A COMMUNITY member’s removal from a committee overseeing the Crookwell Three wind farm has sparked anger.
Businessman and Woodhouselee resident Maurice Newman’s dismissal has also prompted debate about the effectiveness of community consultative committees (CCC).
NSW and Crookwell Landscape Guardians president Humphrey Price-Jones has branded them “a farce.”
Mr Newman, a former stockbroker, merchant banker and head of Prime Minister Tony Abbott’s Business Advisory Council, sat on the Crookwell Three committee up until a few weeks ago.
Developer Union Fenosa removed him after claiming Mr Newman inappropriately used his political influence.
He had taken exception to an Office of Environment and Heritage representative’s attendance at a CCC meeting and made his feelings known to then Premier Barry O’Farrell.
Although other committee members had pointed out the representative was allowed to attend under the rules, Mr Newman had replied: “I think you’ll find that is being reviewed.”
Union Fenosa legal manager Thomas Mitchell said the company acted after the matter was “laid bare” in a recent Sydney Morning Herald article.
But he also highlighted other reasons.
“Mr Newman has never accepted that the CCC is not a decision making body but has seen it as a board of directors with fiduciary duties and characterised it having to act with a duty of care,” he said.
“So on the basis of this invented pretext and the fact that he has engaged in activities outside the committee to influence decisions, we removed him...It boils down to having respect for the planning process.”
Mr Newman did not deny his words at the meeting and informed the committee about his representations to the Premier.
He said one of the stated reasons for the company dismissing him was because he hadn’t furnished his correspondence with Mr O’Farrell. But Mr Newman said he was never asked for this and would have done so if requested.
“I did say that the rules were being reviewed because the Premier said he would,” he told the Post.
“I am concerned that people from the Office of Environment and Heritage can attend when they are essentially hosting afternoon teas and tours of wind farms and spruiking for hosts of turbines in our area.
“I said to (Environment Minister) Robyn Parker and Barry O’Farrell that it shouldn’t be allowed and it was inappropriate use of taxpayers’ money.
There is no subterfuge and any suggestion that I had the Premier under my control is absurd.”
He also alleged that the officer was distributing health information favourable to the wind industry.
Mr Newman said he rightly raised issues of concern on the committee, including fire risk, health impact and “loss of property value.”
“The proponent has a right to dismiss me but I would just like more honesty and integrity about why it was done,” he said.
“…The truth is that I was too challenging and because I wouldn’t acquiesce to their propaganda machine, they didn’t want me.”

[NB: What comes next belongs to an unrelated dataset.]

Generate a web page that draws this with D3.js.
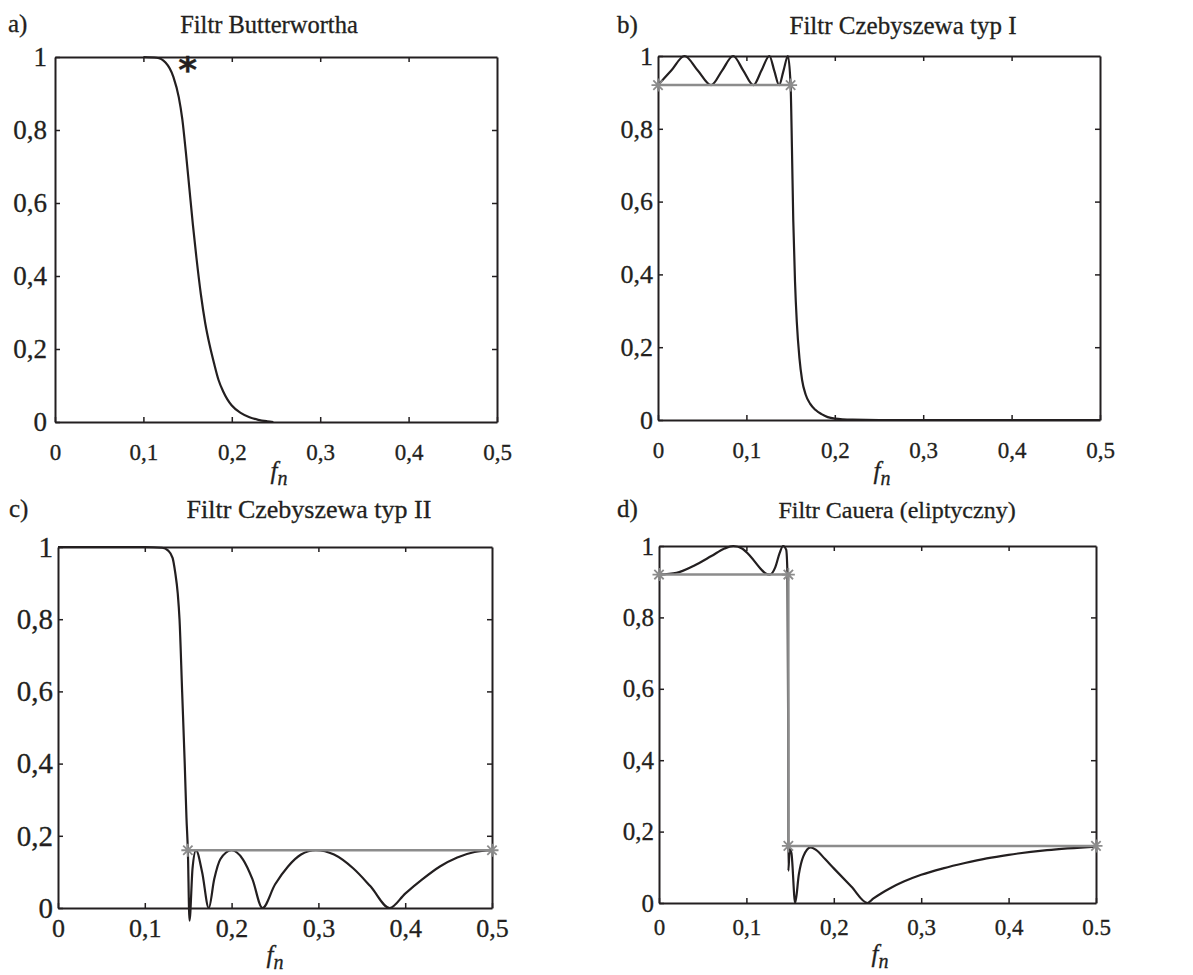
<!DOCTYPE html>
<html>
<head>
<meta charset="utf-8">
<script src="https://cdn.jsdelivr.net/npm/d3@7"></script>
<style>
  body { margin: 0; background: #fff; }
  text { font-family: "Liberation Serif", "Times New Roman", serif; fill: #231f20; stroke: #231f20; stroke-width: 0.3px; }
</style>
</head>
<body>
<svg id="fig" width="1193" height="975"></svg>
<script>
// tick values and labels
var xTicks = [0, 0.1, 0.2, 0.3, 0.4, 0.5];
var yTicks = [0, 0.2, 0.4, 0.6, 0.8, 1];
var xTickLabels = ["0", "0,1", "0,2", "0,3", "0,4", "0,5"];
var xTickLabelsD = ["0", "0,1", "0,2", "0,3", "0,4", "0.5"];
var yTickLabels = ["0", "0,2", "0,4", "0,6", "0,8", "1"];

// a) Butterworth (read off the picture)
var butterF = [0.1, 0.115, 0.125, 0.134, 0.14, 0.144, 0.148, 0.152, 0.156, 0.16, 0.165, 0.17, 0.175, 0.18, 0.185, 0.19, 0.195, 0.2, 0.21, 0.22, 0.23, 0.24, 0.247];
var butterV = [1, 0.998, 0.985, 0.945, 0.89, 0.83, 0.74, 0.64, 0.54, 0.45, 0.35, 0.27, 0.21, 0.16, 0.115, 0.085, 0.062, 0.045, 0.025, 0.013, 0.006, 0.002, 0];
var butterStar = [0.15, 0.985];

// b) Chebyshev type I
var cheb1F = [0, 0.015, 0.03, 0.045, 0.06, 0.0725, 0.085, 0.0965, 0.108, 0.117, 0.126, 0.1315, 0.137, 0.142, 0.147, 0.15, 0.1515, 0.153, 0.155, 0.157, 0.16, 0.163, 0.167, 0.172, 0.178, 0.185, 0.192, 0.2, 0.22, 0.25, 0.5];
var cheb1V = [0.92, 0.96, 1, 0.96, 0.92, 0.96, 1, 0.96, 0.92, 0.96, 1, 0.96, 0.92, 0.96, 1, 0.92, 0.75, 0.55, 0.38, 0.27, 0.17, 0.11, 0.07, 0.045, 0.028, 0.016, 0.008, 0.004, 0.001, 0, 0];
var cheb1GuideF = [0, 0.15];
var cheb1GuideV = [0.92, 0.92];

// c) Chebyshev type II
var cheb2F = [0, 0.1, 0.12, 0.127, 0.132, 0.135, 0.138, 0.14, 0.143, 0.146, 0.148, 0.1496, 0.1515, 0.155, 0.159, 0.166, 0.1737, 0.18, 0.187, 0.2, 0.213, 0.224, 0.2355, 0.25, 0.265, 0.28, 0.297, 0.318, 0.34, 0.36, 0.382, 0.4, 0.42, 0.44, 0.46, 0.48, 0.5];
var cheb2V = [1, 1, 0.998, 0.99, 0.97, 0.93, 0.87, 0.8, 0.6, 0.4, 0.25, 0.16, -0.035, 0.11, 0.16, 0.1, 0, 0.08, 0.135, 0.16, 0.135, 0.08, 0, 0.065, 0.115, 0.148, 0.16, 0.148, 0.11, 0.06, 0, 0.04, 0.08, 0.115, 0.14, 0.155, 0.16];
var cheb2GuideF = [0.1496, 0.5];
var cheb2GuideV = [0.16, 0.16];

// d) Cauer (elliptic)
var cauerF = [0, 0.02, 0.04, 0.06, 0.075, 0.085, 0.095, 0.105, 0.115, 0.122, 0.127, 0.133, 0.138, 0.142, 0.1455, 0.147, 0.1478, 0.148, 0.1495, 0.1515, 0.1558, 0.16, 0.165, 0.1736, 0.18, 0.19, 0.2, 0.22, 0.2385, 0.245, 0.255, 0.265, 0.28, 0.3, 0.325, 0.35, 0.375, 0.4, 0.444, 0.5];
var cauerV = [0.92, 0.925, 0.945, 0.972, 0.993, 1, 0.993, 0.97, 0.94, 0.923, 0.92, 0.94, 0.98, 1, 0.99, 0.92, 0.5, 0.09, 0.15, 0.14, 0, 0.08, 0.13, 0.156, 0.148, 0.123, 0.097, 0.046, 0, 0.012, 0.028, 0.042, 0.06, 0.079, 0.097, 0.112, 0.125, 0.135, 0.148, 0.158];
var cauerGuideF = [0, 0.148, 0.148, 0.5];
var cauerGuideV = [0.92, 0.92, 0.16, 0.16];

var panels = [
  { letter: "a)", title: "Filtr Butterwortha", f: butterF, v: butterV, gf: null, gv: null, star: butterStar,
    x0: 55, x1: 497, y0: 57, y1: 422, xLab: xTickLabels, xFs: 23, yFs: 27, xBase: 460, yGap: 8,
    tx: 269, ty: 33, tFs: 24.5, lx: 8, fnX: 279, fnY: 479 },
  { letter: "b)", title: "Filtr Czebyszewa typ I", f: cheb1F, v: cheb1V, gf: cheb1GuideF, gv: cheb1GuideV,
    x0: 658, x1: 1100, y0: 56, y1: 420, xLab: xTickLabels, xFs: 23, yFs: 26, xBase: 458, yGap: 5,
    tx: 903, ty: 34, tFs: 25, lx: 617, fnX: 882, fnY: 479 },
  { letter: "c)", title: "Filtr Czebyszewa typ II", f: cheb2F, v: cheb2V, gf: cheb2GuideF, gv: cheb2GuideV,
    x0: 58, x1: 492, y0: 547, y1: 908, xLab: xTickLabels, xFs: 26, yFs: 29, xBase: 937, yGap: 5,
    tx: 309, ty: 518, tFs: 26, lx: 9, fnX: 275, fnY: 963 },
  { letter: "d)", title: "Filtr Cauera (eliptyczny)", f: cauerF, v: cauerV, gf: cauerGuideF, gv: cauerGuideV,
    x0: 659, x1: 1096, y0: 546, y1: 903, xLab: xTickLabelsD, xFs: 23, yFs: 25, xBase: 935, yGap: 5,
    tx: 897, ty: 518, tFs: 24, lx: 617, fnX: 880, fnY: 962 }
];

var svg = d3.select("#fig");
var ink = "#231f20";
var grey = "#8c8c8c";

function starPath(r) {
  var s = r * 0.72;
  return "M" + (-r) + ",0H" + r + "M0," + (-r) + "V" + r +
    "M" + (-s) + "," + (-s) + "L" + s + "," + s + "M" + (-s) + "," + s + "L" + s + "," + (-s);
}

panels.forEach(function(p) {
  var x = d3.scaleLinear().domain([0, 0.5]).range([p.x0, p.x1]);
  var y = d3.scaleLinear().domain([0, 1]).range([p.y1, p.y0]);
  var g = svg.append("g");

  // frame with inward ticks on all four sides
  var bottomPad = p.xBase - p.y1 - 0.71 * p.xFs;
  var bottom = d3.axisBottom(x).tickValues(xTicks).tickFormat(function(d, i) { return p.xLab[i]; })
    .tickSizeInner(-5).tickSizeOuter(0).tickPadding(bottomPad);
  var left = d3.axisLeft(y).tickValues(yTicks).tickFormat(function(d, i) { return yTickLabels[i]; })
    .tickSizeInner(-5).tickSizeOuter(0).tickPadding(p.yGap);
  var top = d3.axisTop(x).tickValues(xTicks.slice(1, -1)).tickFormat("").tickSizeInner(-5).tickSizeOuter(0);
  var right = d3.axisRight(y).tickValues(yTicks.slice(1, -1)).tickFormat("").tickSizeInner(-5).tickSizeOuter(0);

  var axes = [
    g.append("g").attr("transform", "translate(0," + p.y1 + ")").call(bottom),
    g.append("g").attr("transform", "translate(" + p.x0 + ",0)").call(left),
    g.append("g").attr("transform", "translate(0," + p.y0 + ")").call(top),
    g.append("g").attr("transform", "translate(" + p.x1 + ",0)").call(right)
  ];
  axes.forEach(function(a) {
    a.attr("font-family", null).attr("font-size", null);
    a.select(".domain").attr("stroke", ink).attr("stroke-width", 2);
    a.selectAll(".tick line").attr("stroke", ink).attr("stroke-width", 1.5);
  });
  axes[0].selectAll("text").style("font-size", p.xFs + "px").attr("fill", ink);
  axes[1].selectAll("text").style("font-size", p.yFs + "px").attr("fill", ink);

  // response curve
  var pts = p.f.map(function(f, i) { return [f, p.v[i]]; });
  var line = d3.line().x(function(d) { return x(d[0]); }).y(function(d) { return y(d[1]); })
    .curve(d3.curveMonotoneX);
  g.append("path").datum(pts).attr("d", line)
    .attr("fill", "none").attr("stroke", ink).attr("stroke-width", 2.2).attr("stroke-linejoin", "round");

  // tolerance guides
  if (p.gf) {
    var gpts = p.gf.map(function(f, i) { return [f, p.gv[i]]; });
    g.append("path").datum(gpts)
      .attr("d", d3.line().x(function(d) { return x(d[0]); }).y(function(d) { return y(d[1]); }))
      .attr("fill", "none").attr("stroke", grey).attr("stroke-width", 2.5);
    g.selectAll(".mk").data(gpts).join("path")
      .attr("class", "mk")
      .attr("transform", function(d) { return "translate(" + x(d[0]) + "," + y(d[1]) + ")"; })
      .attr("d", starPath(6.5))
      .attr("stroke", grey).attr("stroke-width", 1.8).attr("fill", "none");
  }

  if (p.star) {
    g.append("text")
      .attr("x", x(p.star[0])).attr("y", y(p.star[1]) + 20)
      .attr("text-anchor", "middle")
      .style("font-family", "'DejaVu Sans', sans-serif")
      .style("font-weight", "bold")
      .style("font-size", "36px")
      .text("*");
  }

  // titles and labels
  g.append("text").attr("x", p.lx).attr("y", p.ty - 1).style("font-size", "25px").text(p.letter);
  g.append("text").attr("x", p.tx).attr("y", p.ty).attr("text-anchor", "middle")
    .style("font-size", p.tFs + "px").text(p.title);
  var fn = g.append("text").attr("x", p.fnX).attr("y", p.fnY).attr("text-anchor", "middle")
    .style("font-size", "25px").style("font-style", "italic");
  fn.append("tspan").text("f");
  fn.append("tspan").attr("dy", 6).style("font-size", "20px").text("n");
});
</script>
</body>
</html>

Mr Price-Jones said Mr Newman was only exercising his democratic right. Both wrote to Mr O’Farrell and Ms Parker protesting the government representative’s involvement in the meeting.

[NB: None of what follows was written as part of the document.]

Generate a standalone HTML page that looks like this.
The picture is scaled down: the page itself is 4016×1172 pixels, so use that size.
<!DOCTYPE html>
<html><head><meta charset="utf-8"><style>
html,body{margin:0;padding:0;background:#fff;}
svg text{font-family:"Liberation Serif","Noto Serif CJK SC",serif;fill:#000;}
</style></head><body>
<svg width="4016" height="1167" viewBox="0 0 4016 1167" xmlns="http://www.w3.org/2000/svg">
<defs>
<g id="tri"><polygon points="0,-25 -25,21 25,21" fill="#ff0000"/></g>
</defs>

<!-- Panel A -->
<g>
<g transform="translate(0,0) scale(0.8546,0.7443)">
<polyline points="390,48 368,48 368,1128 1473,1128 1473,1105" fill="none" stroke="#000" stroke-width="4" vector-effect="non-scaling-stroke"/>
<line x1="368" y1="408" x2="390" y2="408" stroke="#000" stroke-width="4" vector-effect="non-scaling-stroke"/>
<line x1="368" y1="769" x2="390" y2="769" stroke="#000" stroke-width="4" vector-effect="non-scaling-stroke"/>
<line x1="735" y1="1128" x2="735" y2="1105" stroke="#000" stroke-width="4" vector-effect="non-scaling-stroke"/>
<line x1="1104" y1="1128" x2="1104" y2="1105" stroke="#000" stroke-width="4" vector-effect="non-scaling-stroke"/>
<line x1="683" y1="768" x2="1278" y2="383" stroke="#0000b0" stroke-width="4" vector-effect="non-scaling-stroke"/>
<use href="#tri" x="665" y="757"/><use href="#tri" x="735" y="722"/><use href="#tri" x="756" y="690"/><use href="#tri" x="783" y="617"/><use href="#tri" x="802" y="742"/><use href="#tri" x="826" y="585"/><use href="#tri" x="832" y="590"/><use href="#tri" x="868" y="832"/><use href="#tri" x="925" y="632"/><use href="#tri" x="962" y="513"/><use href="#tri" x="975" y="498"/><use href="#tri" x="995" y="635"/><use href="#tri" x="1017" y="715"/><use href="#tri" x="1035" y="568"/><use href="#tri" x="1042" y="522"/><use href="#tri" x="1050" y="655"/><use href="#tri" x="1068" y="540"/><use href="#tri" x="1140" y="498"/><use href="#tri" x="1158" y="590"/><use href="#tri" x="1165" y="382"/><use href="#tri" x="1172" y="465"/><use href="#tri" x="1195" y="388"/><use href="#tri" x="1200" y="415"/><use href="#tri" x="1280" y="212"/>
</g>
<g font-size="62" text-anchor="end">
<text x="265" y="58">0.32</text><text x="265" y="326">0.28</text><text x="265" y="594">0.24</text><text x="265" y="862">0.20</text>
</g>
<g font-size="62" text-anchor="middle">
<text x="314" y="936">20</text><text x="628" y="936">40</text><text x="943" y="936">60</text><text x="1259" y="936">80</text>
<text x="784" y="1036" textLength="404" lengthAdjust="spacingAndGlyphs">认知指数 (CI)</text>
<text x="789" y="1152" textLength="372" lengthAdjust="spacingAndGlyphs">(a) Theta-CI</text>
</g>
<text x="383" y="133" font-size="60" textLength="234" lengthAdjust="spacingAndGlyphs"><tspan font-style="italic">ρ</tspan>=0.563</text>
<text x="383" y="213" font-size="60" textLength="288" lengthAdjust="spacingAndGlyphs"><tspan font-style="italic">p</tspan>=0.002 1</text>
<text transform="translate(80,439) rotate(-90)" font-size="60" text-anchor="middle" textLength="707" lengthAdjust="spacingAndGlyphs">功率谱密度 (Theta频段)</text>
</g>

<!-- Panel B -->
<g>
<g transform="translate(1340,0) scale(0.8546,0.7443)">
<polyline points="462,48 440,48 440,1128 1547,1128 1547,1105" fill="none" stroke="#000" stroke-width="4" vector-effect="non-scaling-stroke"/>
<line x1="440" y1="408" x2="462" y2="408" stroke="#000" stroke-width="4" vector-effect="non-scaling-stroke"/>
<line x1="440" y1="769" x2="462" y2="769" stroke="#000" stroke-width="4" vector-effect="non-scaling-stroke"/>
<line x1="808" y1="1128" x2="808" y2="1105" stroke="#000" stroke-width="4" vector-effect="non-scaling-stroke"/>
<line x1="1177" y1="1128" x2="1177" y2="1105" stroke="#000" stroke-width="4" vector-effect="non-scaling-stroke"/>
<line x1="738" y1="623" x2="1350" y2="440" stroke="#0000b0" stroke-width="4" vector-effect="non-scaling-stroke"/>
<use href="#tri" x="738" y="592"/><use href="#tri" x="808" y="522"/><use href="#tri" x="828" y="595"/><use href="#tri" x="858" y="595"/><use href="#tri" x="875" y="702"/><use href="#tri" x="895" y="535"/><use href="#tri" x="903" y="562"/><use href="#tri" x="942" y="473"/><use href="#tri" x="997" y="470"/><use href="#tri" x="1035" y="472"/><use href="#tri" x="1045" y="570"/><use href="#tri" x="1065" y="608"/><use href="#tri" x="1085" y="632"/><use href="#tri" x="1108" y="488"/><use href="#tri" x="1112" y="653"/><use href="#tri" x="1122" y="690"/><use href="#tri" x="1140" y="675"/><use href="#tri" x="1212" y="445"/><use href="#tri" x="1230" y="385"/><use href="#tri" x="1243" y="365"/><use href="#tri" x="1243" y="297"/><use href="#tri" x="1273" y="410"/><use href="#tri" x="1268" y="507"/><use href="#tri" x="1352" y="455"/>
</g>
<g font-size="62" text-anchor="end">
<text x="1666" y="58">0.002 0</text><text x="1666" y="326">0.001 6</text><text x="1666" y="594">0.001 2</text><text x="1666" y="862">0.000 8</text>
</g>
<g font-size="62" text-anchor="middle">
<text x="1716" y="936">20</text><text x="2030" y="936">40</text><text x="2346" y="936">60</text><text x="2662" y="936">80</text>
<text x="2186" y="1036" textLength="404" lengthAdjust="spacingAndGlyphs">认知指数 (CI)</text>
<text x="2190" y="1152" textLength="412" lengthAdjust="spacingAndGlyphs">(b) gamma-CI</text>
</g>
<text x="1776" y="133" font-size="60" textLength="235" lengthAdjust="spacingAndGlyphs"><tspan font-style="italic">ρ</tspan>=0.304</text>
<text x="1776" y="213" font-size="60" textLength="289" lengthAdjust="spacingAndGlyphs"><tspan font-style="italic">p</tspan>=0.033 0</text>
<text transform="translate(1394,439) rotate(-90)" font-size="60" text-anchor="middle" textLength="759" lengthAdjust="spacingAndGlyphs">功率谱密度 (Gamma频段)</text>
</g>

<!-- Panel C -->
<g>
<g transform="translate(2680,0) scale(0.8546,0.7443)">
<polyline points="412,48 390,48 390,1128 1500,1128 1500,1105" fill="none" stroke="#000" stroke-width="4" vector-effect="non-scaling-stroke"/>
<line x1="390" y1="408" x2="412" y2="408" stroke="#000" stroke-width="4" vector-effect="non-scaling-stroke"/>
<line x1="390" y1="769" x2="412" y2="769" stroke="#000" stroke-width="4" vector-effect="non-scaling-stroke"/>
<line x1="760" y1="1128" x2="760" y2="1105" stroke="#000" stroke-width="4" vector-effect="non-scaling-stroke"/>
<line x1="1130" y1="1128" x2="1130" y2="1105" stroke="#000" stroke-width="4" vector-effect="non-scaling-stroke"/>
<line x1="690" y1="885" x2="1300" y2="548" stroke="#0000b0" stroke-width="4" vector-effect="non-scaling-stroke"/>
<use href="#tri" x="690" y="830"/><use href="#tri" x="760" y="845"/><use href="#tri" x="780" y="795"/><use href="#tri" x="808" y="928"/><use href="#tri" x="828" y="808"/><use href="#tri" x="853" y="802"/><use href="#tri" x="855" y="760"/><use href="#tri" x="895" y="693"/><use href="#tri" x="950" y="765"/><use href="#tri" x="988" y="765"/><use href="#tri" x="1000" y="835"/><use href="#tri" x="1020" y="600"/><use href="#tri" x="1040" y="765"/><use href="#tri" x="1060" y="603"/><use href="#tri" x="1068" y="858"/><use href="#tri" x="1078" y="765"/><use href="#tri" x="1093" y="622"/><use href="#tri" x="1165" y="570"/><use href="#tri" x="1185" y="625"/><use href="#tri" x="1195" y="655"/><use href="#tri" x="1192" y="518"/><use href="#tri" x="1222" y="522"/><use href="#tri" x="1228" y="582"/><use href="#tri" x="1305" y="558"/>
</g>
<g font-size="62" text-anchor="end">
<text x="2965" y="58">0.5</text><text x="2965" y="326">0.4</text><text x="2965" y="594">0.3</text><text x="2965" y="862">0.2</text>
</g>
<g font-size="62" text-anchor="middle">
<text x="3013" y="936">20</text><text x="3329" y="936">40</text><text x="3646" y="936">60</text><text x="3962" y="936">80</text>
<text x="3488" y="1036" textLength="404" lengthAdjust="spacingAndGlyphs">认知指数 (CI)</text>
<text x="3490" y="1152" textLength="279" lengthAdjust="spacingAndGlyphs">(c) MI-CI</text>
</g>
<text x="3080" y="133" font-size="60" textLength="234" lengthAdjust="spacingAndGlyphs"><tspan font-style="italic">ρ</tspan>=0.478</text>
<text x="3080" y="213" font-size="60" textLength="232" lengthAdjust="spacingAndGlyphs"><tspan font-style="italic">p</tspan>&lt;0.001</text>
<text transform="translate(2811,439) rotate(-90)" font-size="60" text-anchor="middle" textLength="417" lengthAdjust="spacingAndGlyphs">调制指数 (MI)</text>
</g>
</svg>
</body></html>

“We took exception not necessarily at that person’s presence but his involvement,” Mr Price- Jones said.
“He was simply supporting the developer and engaging in discussion. We both felt it was not his role.”
The 29-turbine Crookwell Three wind farm, planned for 13km south of the town, and adjoining Crookwell Two, is awaiting Department of planning approval. The $200 million development is expected to generate 58 megawatts of power.
The company is trying to secure funding for its construction.
Union Fenosa is also looking to the ACT for power opportunities with its Crookwell Two wind farm.